Microsoft has a great new idea that might change the way you use a computer. But the company’s not sure it’ll work.
Wanna try it?
In the coming weeks, the world’s largest software maker will send an update for its 3-year-old Windows Insiders program to people who want to experience bleeding-edge prerelease software. The update will include a feature that could radically change how we use our computers. Or not.
Tentatively called Sets, the feature groups apps, browser tabs and documents together as tabs. Think of it as setting up a work space in which one tab could be a Word document you’re working on, another could be the PDF file you’re reading for reference and a third could be a PowerPoint presentation you’re putting together.
The real magic comes when you switch computers. Microsoft’s upcoming Timeline sync feature, which tracks what you’ve been doing on each of your devices so you can pick up that work regardless of where you are, will also work with Sets.
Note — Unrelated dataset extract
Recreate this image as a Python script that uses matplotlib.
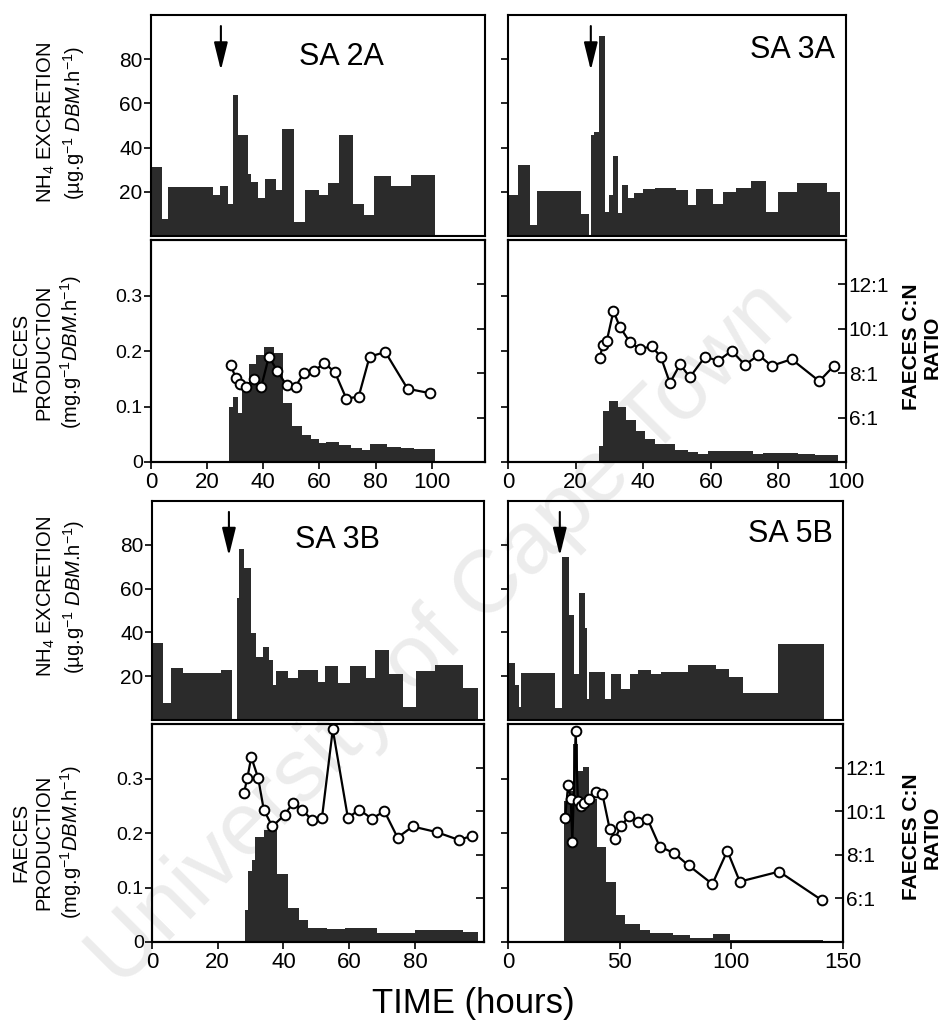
import numpy as np
import matplotlib.pyplot as plt

plt.rcParams['font.family'] = ['Liberation Sans', 'DejaVu Sans']
plt.rcParams['mathtext.fontset'] = 'custom'
plt.rcParams['mathtext.rm'] = 'Liberation Sans'
plt.rcParams['mathtext.it'] = 'Liberation Sans:italic'
plt.rcParams['mathtext.default'] = 'regular'

# ---- SA 2A ----
nh4_2a_edges = [0, 3.9, 5.9, 22.1, 24.6, 27.6, 29.2, 31, 34.6, 35.8, 38.1, 40.5, 44.6,
                46.8, 50.9, 54.8, 59.8, 63, 67.1, 71.8, 76, 79.3, 85.5, 92.6, 101.2]
nh4_2a = [31, 7.7, 22, 18.6, 22.6, 14.4, 63.6, 45.8, 28, 24.5, 17, 26, 21,
          48.5, 6.4, 21, 18.6, 24, 45.5, 14.5, 9.6, 27.3, 22.7, 27.6]
fp_2a_edges = [27.8, 29.2, 31, 32.6, 35, 37.3, 40.3, 43.8, 47.2, 50.4, 53.9, 56.9,
               59.8, 62.2, 67, 71.1, 75.3, 78.2, 84.2, 88.9, 93.7, 101.2]
fp_2a = [0.100, 0.117, 0.088, 0.138, 0.176, 0.192, 0.207, 0.197, 0.107, 0.064, 0.049,
         0.041, 0.035, 0.036, 0.030, 0.026, 0.021, 0.032, 0.027, 0.026, 0.023]
cn_2a_t = [28.4, 30.2, 31.7, 33.7, 36.7, 39.3, 42.0, 45.0, 48.3, 51.5, 54.4, 58.0,
           61.8, 65.5, 69.6, 74.0, 77.9, 83.5, 91.4, 99.4]
cn_2a = [8.35, 7.8, 7.5, 7.4, 7.75, 7.4, 8.75, 8.1, 7.45, 7.4, 8.0, 8.1,
         8.45, 8.05, 6.85, 6.95, 8.75, 8.95, 7.3, 7.1]

# ---- SA 3A ----
nh4_3a_edges = [0, 3.0, 6.5, 8.7, 21.6, 24.1, 24.6, 25.5, 27.0, 28.7, 30.0, 31.0, 32.6,
                33.6, 35.6, 37.2, 40.0, 43.4, 46.9, 49.8, 53.3, 55.5, 60.6, 63.7, 67.6,
                71.9, 76.3, 80.0, 85.4, 94.5, 98.2]
nh4_3a = [18.7, 32.1, 4.9, 20.2, 9.9, 0, 45.5, 47, 90.7, 11, 18.7, 36.3, 10.3, 23,
          17.1, 19.4, 21.3, 21.7, 21.5, 20.7, 14.1, 21.4, 14.4, 19.8, 21.7, 24.8,
          10.7, 19.8, 24, 19.8]
fp_3a_edges = [27.0, 28.0, 30.0, 32.6, 34.9, 37.9, 40.6, 43.5, 49.4, 53.3, 56.2, 59.2,
               72.6, 75.5, 85.8, 90.7, 97.6]
fp_3a = [0.029, 0.092, 0.110, 0.100, 0.075, 0.055, 0.041, 0.032, 0.022, 0.018, 0.015,
         0.019, 0.015, 0.017, 0.015, 0.013]
cn_3a_t = [27.2, 28.0, 29.2, 31.2, 33.1, 36.1, 39.1, 42.5, 45.2, 47.9, 50.9, 53.8,
           58.3, 62.2, 66.2, 70.1, 74.1, 78.0, 83.9, 92.1, 96.4]
cn_3a = [8.68, 9.29, 9.44, 10.8, 10.08, 9.39, 9.09, 9.21, 8.74, 7.56, 8.4, 7.82,
         8.74, 8.56, 9.01, 8.37, 8.82, 8.33, 8.63, 7.64, 8.33]

# ---- SA 3B ----
nh4_3b_edges = [0, 3.2, 5.8, 9.5, 20.9, 24.4, 25.8, 26.5, 28.0, 30.2, 31.7, 33.7, 35.5,
                36.8, 37.8, 41.3, 44.3, 50.4, 52.7, 56.6, 60.1, 65.1, 67.9, 72.2, 76.3,
                80.2, 86.1, 94.6, 99.2]
nh4_3b = [35, 7.6, 23.9, 21.4, 23, 0, 55.5, 78, 69.5, 39.7, 28.8, 33.5, 27.6, 16.1,
          22.6, 19.1, 23, 17.2, 24.7, 16.7, 24.5, 19.1, 32, 20.8, 6, 22.6, 25, 14.6]
fp_3b_edges = [28.3, 29.3, 30.3, 31.2, 34.0, 38.1, 41.3, 44.8, 47.4, 53.2, 58.8, 68.4,
               80.0, 94.6, 99.2]
fp_3b = [0.058, 0.131, 0.150, 0.193, 0.206, 0.124, 0.062, 0.041, 0.026, 0.023, 0.026,
         0.017, 0.022, 0.018]
cn_3b_t = [28.0, 29.0, 30.2, 32.3, 34.0, 36.6, 40.4, 42.9, 45.7, 48.7, 51.7, 55.0,
           59.6, 63.0, 66.9, 70.7, 74.7, 79.3, 86.6, 93.4, 97.5]
cn_3b = [10.85, 11.52, 12.48, 11.52, 10.07, 9.3, 9.84, 10.39, 10.07, 9.58, 9.69, 13.75,
         9.69, 10.07, 9.66, 10.0, 8.79, 9.3, 9.04, 8.68, 8.88]

# ---- SA 5B ----
nh4_5b_edges = [0, 3.0, 4.8, 6.0, 21.2, 24.4, 27.2, 29.6, 31.8, 34.3, 35.4, 36.3, 43.6,
                45.9, 50.8, 54.5, 58.2, 64.2, 68.4, 80.6, 93.3, 99.0, 105.2, 120.9, 141.4]
nh4_5b = [26.2, 15.8, 5.8, 21.5, 5.5, 74.6, 47.8, 20.8, 58.1, 42, 9.7, 22, 9.7, 21.2,
          14.3, 21.2, 22.8, 21.2, 22, 25.1, 23.2, 19.7, 12.5, 34.6]
fp_5b_edges = [24.9, 27.6, 29.1, 31.3, 33.6, 36.3, 39.9, 43.7, 48.5, 52.3, 59.0, 63.4,
               73.9, 81.4, 91.8, 99.3, 141.0]
fp_5b = [0.258, 0.277, 0.363, 0.314, 0.321, 0.263, 0.174, 0.111, 0.049, 0.033, 0.022,
         0.017, 0.012, 0.007, 0.014, 0.004]
cn_5b_t = [25.6, 26.9, 28.1, 28.8, 30.3, 31.3, 32.6, 34.0, 36.3, 39.3, 42.3, 45.5,
           47.9, 50.6, 54.1, 58.2, 62.4, 67.9, 74.3, 80.9, 91.5, 98.2, 103.8, 121.4, 140.5]
cn_5b = [9.69, 11.2, 10.58, 8.57, 13.66, 10.49, 10.23, 10.38, 10.58, 10.88, 10.77, 9.2,
         8.74, 9.31, 9.77, 9.51, 9.66, 8.38, 8.08, 7.51, 6.66, 8.18, 6.77, 7.23, 5.92]

# feeding time (arrows)
feed_t = {'SA 2A': 24.9, 'SA 3A': 24.5, 'SA 3B': 23.4, 'SA 5B': 23.2}

nh4_ticks = [20, 40, 60, 80]
fp_ticks = [0, 0.1, 0.2, 0.3]
fp_ticklabels = ['0', '0.1', '0.2', '0.3']
cn_ticks = [6, 8, 10, 12]
cn_ticklabels = ['6:1', '8:1', '10:1', '12:1']

W, H = 946, 1032
BAR = '#2b2b2b'
fig = plt.figure(figsize=(W / 100, H / 100), dpi=100)
fig.patch.set_facecolor('white')

# faint diagonal watermark, kept under the axes
fig.text(0.468, 0.385, 'University of Cape Town', rotation=45, fontsize=64,
         color='#ececec', ha='center', va='center', zorder=-5)


def rect(x0, y0, x1, y1):
    return [x0 / W, 1 - y1 / H, (x1 - x0) / W, (y1 - y0) / H]


def style(ax):
    ax.set_facecolor('none')
    for s in ax.spines.values():
        s.set_linewidth(1.5)
    ax.tick_params(width=1.2, length=5, direction='out')


def panel(name, xcols, ytop, ybot, edges_n, nh4, edges_f, fp, cn_t, cn,
          xmax, xticks, left, name_xy, name_ha):
    x0, x1 = xcols
    # NH4 excretion
    ax1 = fig.add_axes(rect(x0, ytop[0], x1, ytop[1]))
    style(ax1)
    ax1.bar(edges_n[:-1], nh4, width=np.diff(edges_n), align='edge', color=BAR, linewidth=0)
    ax1.set_xlim(0, xmax)
    ax1.set_ylim(0, 100)
    ax1.set_xticks([])
    ax1.set_yticks(nh4_ticks)
    ax1.tick_params(axis='y', labelsize=15, pad=1)
    if not left:
        ax1.set_yticklabels([])
    t = feed_t[name]
    ax1.annotate('', xy=(t, 75), xytext=(t, 95),
                 arrowprops=dict(arrowstyle='-|>,head_length=1.7,head_width=0.42',
                                 color='k', lw=1.5, shrinkA=0, shrinkB=0))
    ax1.text(name_xy[0], name_xy[1], name, transform=ax1.transAxes, fontsize=22,
             ha=name_ha, va='center')

    # faeces production + C:N ratio
    ax2 = fig.add_axes(rect(x0, ybot[0], x1, ybot[1]))
    style(ax2)
    ax2.bar(edges_f[:-1], fp, width=np.diff(edges_f), align='edge', color=BAR, linewidth=0)
    ax2.set_xlim(0, xmax)
    ax2.set_ylim(0, 0.4)
    ax2.set_yticks(fp_ticks)
    ax2.set_xticks(xticks)
    ax2.set_xticklabels([str(v) for v in xticks])
    ax2.tick_params(axis='x', labelsize=16, pad=2)
    ax2.tick_params(axis='y', labelsize=14, pad=1)
    if left:
        ax2.set_yticklabels(fp_ticklabels)
    else:
        ax2.set_yticklabels([])

    ax3 = ax2.twinx()
    ax3.set_facecolor('none')
    for s in ax3.spines.values():
        s.set_linewidth(1.5)
    ax3.plot(cn_t, cn, color='k', lw=1.6, marker='o', ms=7, mfc='white',
             mec='k', mew=1.4, zorder=3)
    ax3.set_ylim(4, 14)
    ax3.set_xlim(0, xmax)
    ax3.set_yticks(cn_ticks)
    ax3.tick_params(axis='y', direction='in', width=1.2, length=6, labelsize=15, pad=2)
    if left:
        ax3.set_yticklabels([])
    else:
        ax3.set_yticklabels(cn_ticklabels)
    return ax1, ax2


LEFT1, RIGHT1 = (151, 485), (508, 846)
LEFT2, RIGHT2 = (152, 484), (508, 843)

panel('SA 2A', LEFT1, (15, 236), (240, 462), nh4_2a_edges, nh4_2a, fp_2a_edges, fp_2a,
      cn_2a_t, cn_2a, 119, [0, 20, 40, 60, 80, 100], True, (0.57, 0.81), 'center')
panel('SA 3A', RIGHT1, (15, 236), (240, 462), nh4_3a_edges, nh4_3a, fp_3a_edges, fp_3a,
      cn_3a_t, cn_3a, 100, [0, 20, 40, 60, 80, 100], False, (0.968, 0.84), 'right')
panel('SA 3B', LEFT2, (501, 720), (724, 942), nh4_3b_edges, nh4_3b, fp_3b_edges, fp_3b,
      cn_3b_t, cn_3b, 101, [0, 20, 40, 60, 80], True, (0.56, 0.82), 'center')
panel('SA 5B', RIGHT2, (501, 720), (724, 942), nh4_5b_edges, nh4_5b, fp_5b_edges, fp_5b,
      cn_5b_t, cn_5b, 150, [0, 50, 100, 150], False, (0.968, 0.85), 'right')

nh4_label = 'NH$_4$ EXCRETION\n(µg.g$^{-1}$ $\\mathit{DBM}$.h$^{-1}$)'
fp_label = 'FAECES\nPRODUCTION\n(mg.g$^{-1}$$\\mathit{DBM}$.h$^{-1}$)'
cn_label = 'FAECES C:N\nRATIO'

for yc_n, yc_f in [(123, 352), (597, 842)]:
    fig.text(61 / W, 1 - yc_n / H, nh4_label, rotation=90, fontsize=14.5, ha='center',
             va='center', multialignment='center', linespacing=1.2)
    fig.text(48 / W, 1 - yc_f / H, fp_label, rotation=90, fontsize=14.5, ha='center',
             va='center', multialignment='center', linespacing=1.25)
    fig.text(922 / W, 1 - (yc_f - 5) / H, cn_label, rotation=90, fontsize=15,
             fontweight='bold', ha='center', va='center', multialignment='center',
             linespacing=1.1)

fig.text(473 / W, 1 - 1003 / H, 'TIME (hours)', fontsize=25, ha='center', va='center')

fig.savefig('out.png', dpi=100)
It’s much more ambitious than Apple’s Handoff, which helps you transfer an email you’re typing out on your phone to a computer so you can finish it. In Microsoft’s Sets, those documents, browser windows and other apps you have open and arranged just so while you’re in the office can be pulled up on your machine at home.
“We believe there’s an easier way to organize your stuff and get back to what you were doing,” Terry Myerson, executive vice president of Microsoft’s Windows and Devices Group, wrote in a blog post Tuesday.